__Recorded information__:
......
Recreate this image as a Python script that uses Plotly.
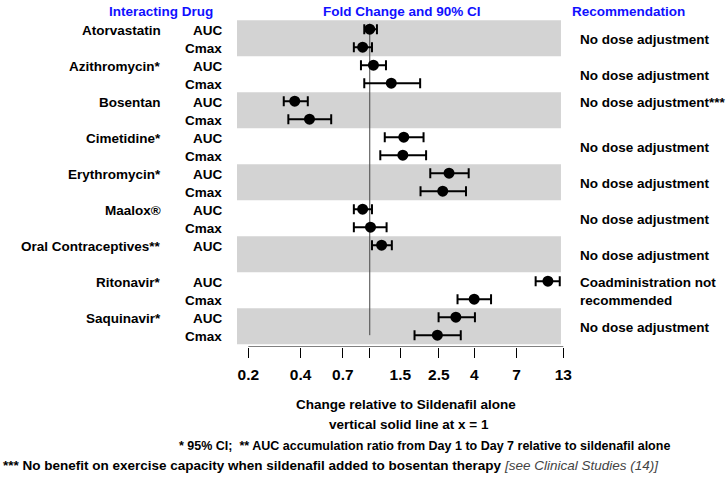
import math
import plotly.graph_objects as go

# ---------------- data ----------------
drugs = ["Atorvastatin", "Azithromycin*", "Bosentan", "Cimetidine*", "Erythromycin*",
         "Maalox®", "Oral Contraceptives**", "Ritonavir*", "Saquinavir*"]
recommendations = ["No dose adjustment", "No dose adjustment", "No dose adjustment***",
                   "No dose adjustment", "No dose adjustment", "No dose adjustment",
                   "No dose adjustment", "Coadministration not<br>recommended",
                   "No dose adjustment"]
# parameters per drug (Oral Contraceptives only AUC)
params = [["AUC", "Cmax"], ["AUC", "Cmax"], ["AUC", "Cmax"], ["AUC", "Cmax"],
          ["AUC", "Cmax"], ["AUC", "Cmax"], ["AUC"], ["AUC", "Cmax"], ["AUC", "Cmax"]]
# fold change estimates and CI bounds, in the same order as params
estimate = [[1.00, 0.91], [1.05, 1.33], [0.37, 0.45], [1.57, 1.55], [2.86, 2.63],
            [0.91, 1.01], [1.17], [10.6, 3.99], [3.13, 2.45]]
ci_low = [[0.93, 0.81], [0.89, 0.93], [0.32, 0.34], [1.22, 1.15], [2.23, 1.96],
          [0.81, 0.81], [1.03], [9.01, 3.20], [2.49, 1.81]]
ci_high = [[1.10, 1.03], [1.24, 1.95], [0.44, 0.60], [2.04, 2.11], [3.71, 3.58],
           [1.03, 1.25], [1.34], [12.4, 4.99], [4.03, 3.34]]

tick_vals = [0.2, 0.4, 0.7, 1, 1.5, 2.5, 4, 7, 13]
tick_text = ["0.2", "0.4", "0.7", "", "1.5", "2.5", "4", "7", "13"]

# ---------------- layout constants ----------------
W, H = 726, 480
PL, PT = 237, 20             # plot area left/top in window pixels
PLOT_W, PLOT_H = 339, 327
ML, MT = PL, PT
MR, MB = W - ML - PLOT_W, H - MT - PLOT_H
X_MIN, X_MAX = 0.1722, 15.38
ROW0_PX, ROW_PX = 29.2, 18.0
Y_TOP = (PT - ROW0_PX) / ROW_PX
Y_BOT = (PT + PLOT_H - ROW0_PX) / ROW_PX
FONT = "Liberation Sans, Arial, sans-serif"
BLUE = "#1010FF"
BAND_END = 12.6


def px2x(px):
    return (px - PL) / PLOT_W


def py2y(py):
    return 1 - (py - PT) / PLOT_H


def row2y(r):
    return py2y(ROW0_PX + ROW_PX * r)


def val2paper(v):
    return (math.log10(v) - math.log10(X_MIN)) / (math.log10(X_MAX) - math.log10(X_MIN))


xs, ys, ep, em = [], [], [], []
annotations = []
shapes = []
row = 0
for i, d in enumerate(drugs):
    first = row
    if i % 2 == 0:
        shapes.append(dict(type="rect", xref="paper", yref="y", x0=0, x1=val2paper(BAND_END),
                           y0=first - 0.5, y1=first + 1.5, fillcolor="#D3D3D3",
                           line=dict(width=0), layer="below"))
    annotations.append(dict(text="<b>%s</b>" % d, x=px2x(163), y=row2y(first + 0.08),
                            xanchor="right"))
    for j, p in enumerate(params[i]):
        r = first + j
        annotations.append(dict(text="<b>%s</b>" % p, x=px2x(224), y=row2y(r + 0.08),
                                xanchor="right"))
        xs.append(estimate[i][j])
        ys.append(r)
        ep.append(ci_high[i][j] - estimate[i][j])
        em.append(estimate[i][j] - ci_low[i][j])
    ry = first if i == 2 else first + 0.5
    annotations.append(dict(text="<b>%s</b>" % recommendations[i], x=px2x(577.5),
                            y=row2y(ry + 0.08), xanchor="left", align="left"))
    row += 2

last_row = row - 1

# headers and footnotes
annotations += [
    dict(text="<b>Interacting Drug</b>", x=px2x(160.7), y=py2y(11.7), font=dict(color=BLUE)),
    dict(text="<b>Fold Change and 90% CI</b>", x=px2x(401.5), y=py2y(11.7), font=dict(color=BLUE)),
    dict(text="<b>Recommendation</b>", x=px2x(628), y=py2y(11.7), font=dict(color=BLUE)),
    dict(text="<b>Change relative to Sildenafil alone</b>", x=px2x(406), y=py2y(404)),
    dict(text="<b>vertical solid line at x = 1</b>", x=px2x(408.5), y=py2y(424.7)),
    dict(text="<b>* 95% CI;  ** AUC accumulation ratio from Day 1 to Day 7 relative to sildenafil alone</b>",
         x=px2x(424.5), y=py2y(445.7), font=dict(size=12.5)),
    dict(text="<b>*** No benefit on exercise capacity when sildenafil added to bosentan therapy</b> "
              "<span style='color:#444444'><i>[see Clinical Studies (14)]</i></span>",
         x=px2x(1), y=py2y(466), xanchor="left"),
]
for a in annotations:
    a.setdefault("xref", "paper")
    a.setdefault("yref", "paper")
    a.setdefault("showarrow", False)
    a.setdefault("xanchor", "center")
    a.setdefault("yanchor", "middle")
    f = a.setdefault("font", {})
    f.setdefault("family", FONT)
    f.setdefault("size", 13.5)
    f.setdefault("color", "black")

fig = go.Figure()
# reference line at x = 1
fig.add_trace(go.Scatter(x=[1, 1], y=[-0.3, last_row], mode="lines",
                         line=dict(color="#444444", width=1), hoverinfo="skip",
                         showlegend=False))
# axis line from first to last tick
fig.add_trace(go.Scatter(x=[tick_vals[0], tick_vals[-1]], y=[Y_BOT, Y_BOT], mode="lines",
                         line=dict(color="black", width=1), cliponaxis=False,
                         hoverinfo="skip", showlegend=False))
# estimates with CI
fig.add_trace(go.Scatter(x=xs, y=ys, mode="markers",
                         marker=dict(color="black", size=11, symbol="circle"),
                         error_x=dict(type="data", symmetric=False, array=ep, arrayminus=em,
                                      color="black", thickness=2, width=5),
                         showlegend=False, cliponaxis=False))

fig.update_layout(
    width=W, height=H,
    margin=dict(l=ML, r=MR, t=MT, b=MB, pad=0),
    paper_bgcolor="white", plot_bgcolor="white",
    shapes=shapes, annotations=annotations,
    xaxis=dict(type="log", range=[math.log10(X_MIN), math.log10(X_MAX)],
               tickvals=tick_vals, ticktext=["<b>%s</b>" % t if t else "" for t in tick_text],
               ticks="outside", ticklen=10, tickwidth=1, tickcolor="black",
               ticklabelstandoff=3,
               showgrid=False, zeroline=False, showline=False,
               tickfont=dict(family=FONT, size=15.5, color="black")),
    yaxis=dict(range=[Y_BOT, Y_TOP], showgrid=False, zeroline=False, showline=False,
               showticklabels=False, ticks=""),
)

# remove the default page margin so the 726x480 figure fills the window
fig.write_html("out.html",
               config={"displayModeBar": False, "staticPlot": True},
               post_script="document.body.style.margin='0px';document.body.style.overflow='hidden';")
......
__Work to complete__:
Starting at the top of the listing above, please restate word for word each line up to and including the one that holds "return py2y(ROW0_PX + ROW_PX * r)", omitting every image.

__Response to this task__:
Recreate this image as a Python script that uses Plotly.
import math
import plotly.graph_objects as go

# ---------------- data ----------------
drugs = ["Atorvastatin", "Azithromycin*", "Bosentan", "Cimetidine*", "Erythromycin*",
         "Maalox®", "Oral Contraceptives**", "Ritonavir*", "Saquinavir*"]
recommendations = ["No dose adjustment", "No dose adjustment", "No dose adjustment***",
                   "No dose adjustment", "No dose adjustment", "No dose adjustment",
                   "No dose adjustment", "Coadministration not<br>recommended",
                   "No dose adjustment"]
# parameters per drug (Oral Contraceptives only AUC)
params = [["AUC", "Cmax"], ["AUC", "Cmax"], ["AUC", "Cmax"], ["AUC", "Cmax"],
          ["AUC", "Cmax"], ["AUC", "Cmax"], ["AUC"], ["AUC", "Cmax"], ["AUC", "Cmax"]]
# fold change estimates and CI bounds, in the same order as params
estimate = [[1.00, 0.91], [1.05, 1.33], [0.37, 0.45], [1.57, 1.55], [2.86, 2.63],
            [0.91, 1.01], [1.17], [10.6, 3.99], [3.13, 2.45]]
ci_low = [[0.93, 0.81], [0.89, 0.93], [0.32, 0.34], [1.22, 1.15], [2.23, 1.96],
          [0.81, 0.81], [1.03], [9.01, 3.20], [2.49, 1.81]]
ci_high = [[1.10, 1.03], [1.24, 1.95], [0.44, 0.60], [2.04, 2.11], [3.71, 3.58],
           [1.03, 1.25], [1.34], [12.4, 4.99], [4.03, 3.34]]

tick_vals = [0.2, 0.4, 0.7, 1, 1.5, 2.5, 4, 7, 13]
tick_text = ["0.2", "0.4", "0.7", "", "1.5", "2.5", "4", "7", "13"]

# ---------------- layout constants ----------------
W, H = 726, 480
PL, PT = 237, 20             # plot area left/top in window pixels
PLOT_W, PLOT_H = 339, 327
ML, MT = PL, PT
MR, MB = W - ML - PLOT_W, H - MT - PLOT_H
X_MIN, X_MAX = 0.1722, 15.38
ROW0_PX, ROW_PX = 29.2, 18.0
Y_TOP = (PT - ROW0_PX) / ROW_PX
Y_BOT = (PT + PLOT_H - ROW0_PX) / ROW_PX
FONT = "Liberation Sans, Arial, sans-serif"
BLUE = "#1010FF"
BAND_END = 12.6


def px2x(px):
    return (px - PL) / PLOT_W


def py2y(py):
    return 1 - (py - PT) / PLOT_H


def row2y(r):
    return py2y(ROW0_PX + ROW_PX * r)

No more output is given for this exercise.